▶ _Your goal_:
Exactly the lines from the start of the data below through the line that contains "import seaborn as sns" are to be copied, with pictures left out.

▶ _Supplied data_:

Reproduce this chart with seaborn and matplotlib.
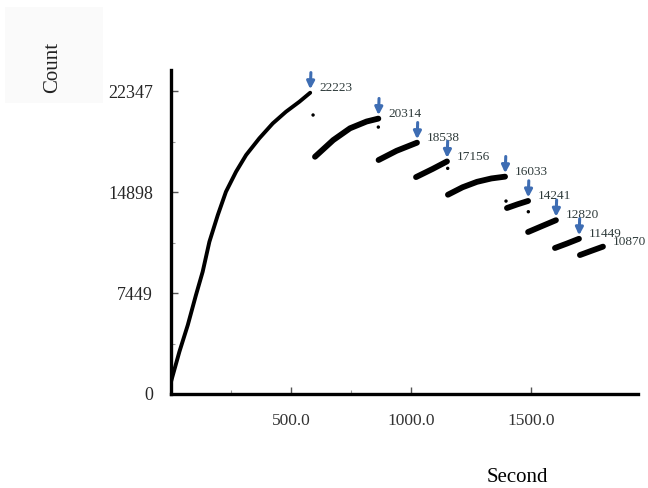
import matplotlib
matplotlib.use("Agg")
import matplotlib.pyplot as plt
from matplotlib.patches import Rectangle
import numpy as np
import pandas as pd
import seaborn as sns

# ---- data ----
seg1_x = [0, 4, 35, 70, 104, 132, 160, 195, 229, 271, 313, 368, 424, 479, 535, 580]
seg1_y = [900, 1158, 3120, 5090, 7300, 9020, 11230, 13200, 14920, 16395, 17630,
          18860, 19960, 20820, 21560, 22223]
seg2_x = [600, 676, 746, 815, 864]
seg2_y = [17500, 18730, 19600, 20100, 20314]
seg3_x = [865, 940, 1025]
seg3_y = [17260, 17940, 18538]
seg4_x = [1021, 1090, 1150]
seg4_y = [16000, 16600, 17156]
seg5_x = [1154, 1215, 1275, 1335, 1392]
seg5_y = [14700, 15250, 15650, 15900, 16033]
seg6_x = [1400, 1445, 1488]
seg6_y = [13720, 14000, 14241]
seg7_x = [1488, 1545, 1604]
seg7_y = [11950, 12380, 12820]
seg8_x = [1600, 1650, 1700]
seg8_y = [10770, 11100, 11449]
seg9_x = [1704, 1750, 1800]
seg9_y = [10250, 10550, 10870]

stray_x = [592, 864, 1153, 1396, 1489]
stray_y = [20580, 19690, 16645, 14230, 13445]

end_labels = [22223, 20314, 18538, 17156, 16033, 14241, 12820, 11449, 10870]
arrow_flags = [1, 1, 1, 1, 1, 1, 1, 1, 0]

y_ticks = [0, 7449, 14898, 22347]
y_ticklabels = ["0", "7449", "14898", "22347"]
x_ticks = [500, 1000, 1500]
x_ticklabels = ["500.0", "1000.0", "1500.0"]

segs = [(seg1_x, seg1_y), (seg2_x, seg2_y), (seg3_x, seg3_y), (seg4_x, seg4_y),
        (seg5_x, seg5_y), (seg6_x, seg6_y), (seg7_x, seg7_y), (seg8_x, seg8_y),
        (seg9_x, seg9_y)]

rows = []
for i, (xs, ys) in enumerate(segs):
    for x, y in zip(xs, ys):
        rows.append({"Second": x, "Count": y, "segment": i})
df = pd.DataFrame(rows)

sns.set_theme(style="white")
plt.rcParams["font.family"] = ["Liberation Serif", "DejaVu Sans"]

fig = plt.figure(figsize=(6.48, 4.88), dpi=100)
W, H = 648, 488
fig.patches.append(Rectangle((5 / W, 1 - 103 / H), 98 / W, 96 / H,
                             transform=fig.transFigure, facecolor="#fafafa",
                             edgecolor="none", zorder=0))
ax = fig.add_axes([171 / W, 1 - 394 / H, (638 - 171) / W, (394 - 70) / H])
ax.set_facecolor("none")

# first rising segment slightly thinner
sns.lineplot(data=df[df.segment == 0], x="Second", y="Count", color="black",
             linewidth=2.8, estimator=None, sort=False, ax=ax, legend=False)
sns.lineplot(data=df[df.segment > 0], x="Second", y="Count", units="segment",
             color="black", linewidth=4.2, estimator=None, sort=False, ax=ax,
             legend=False)
for ln in ax.lines:
    ln.set_solid_joinstyle("round")
    ln.set_solid_capstyle("round")
sns.scatterplot(x=stray_x, y=stray_y, color="black", s=6, edgecolor="none", ax=ax)

for (xs, ys), lab, arr in zip(segs, end_labels, arrow_flags):
    ex, ey = xs[-1], ys[-1]
    ax.annotate(str(lab), xy=(ex, ey), xytext=(7, 3.5), textcoords="offset points",
                ha="left", va="center", fontsize=9.5, color="#2f3b3b",
                annotation_clip=False)
    if arr:
        ax.annotate("", xy=(ex, ey), xytext=(0.5, 14.5), textcoords="offset points",
                    arrowprops=dict(arrowstyle="-|>", color="#3e6db3", lw=2.2,
                                    mutation_scale=11, shrinkA=0, shrinkB=2.5),
                    annotation_clip=False)

ax.set_xlim(0, 1946)
ax.set_ylim(0, 23900)
ax.set_yticks(y_ticks)
ax.set_yticklabels(y_ticklabels, fontsize=13)
ax.set_yticks([3724.5, 11173.5, 18622.5], minor=True)
ax.set_xticks(x_ticks)
ax.set_xticklabels(x_ticklabels, fontsize=12.5, color="#333333")
ax.set_xticks([250, 750], minor=True)
ax.tick_params(axis="both", which="major", direction="in", length=5, width=1,
               color="#555555", pad=12, bottom=True, left=True)
ax.tick_params(axis="both", which="minor", direction="in", length=3, width=0.8,
               color="#999999", bottom=True, left=True)
ax.tick_params(axis="y", which="major", pad=13)
ax.tick_params(axis="x", which="major", pad=14)

for s in ["top", "right"]:
    ax.spines[s].set_visible(False)
for s in ["left", "bottom"]:
    ax.spines[s].set_linewidth(2.4)
    ax.spines[s].set_color("black")

ax.set_xlabel("")
ax.set_ylabel("")
fig.text(53 / W, 1 - 67 / H, "Count", rotation=90, ha="center", va="center",
         fontsize=15, family=["Liberation Serif", "DejaVu Serif"],
         color="#222222")
fig.text(517 / W, 1 - 477 / H, "Second", ha="center", va="center",
         fontsize=15, color="black")

fig.savefig("out.png", dpi=100)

▶ _Exercise result_:
Reproduce this chart with seaborn and matplotlib.
import matplotlib
matplotlib.use("Agg")
import matplotlib.pyplot as plt
from matplotlib.patches import Rectangle
import numpy as np
import pandas as pd
import seaborn as sns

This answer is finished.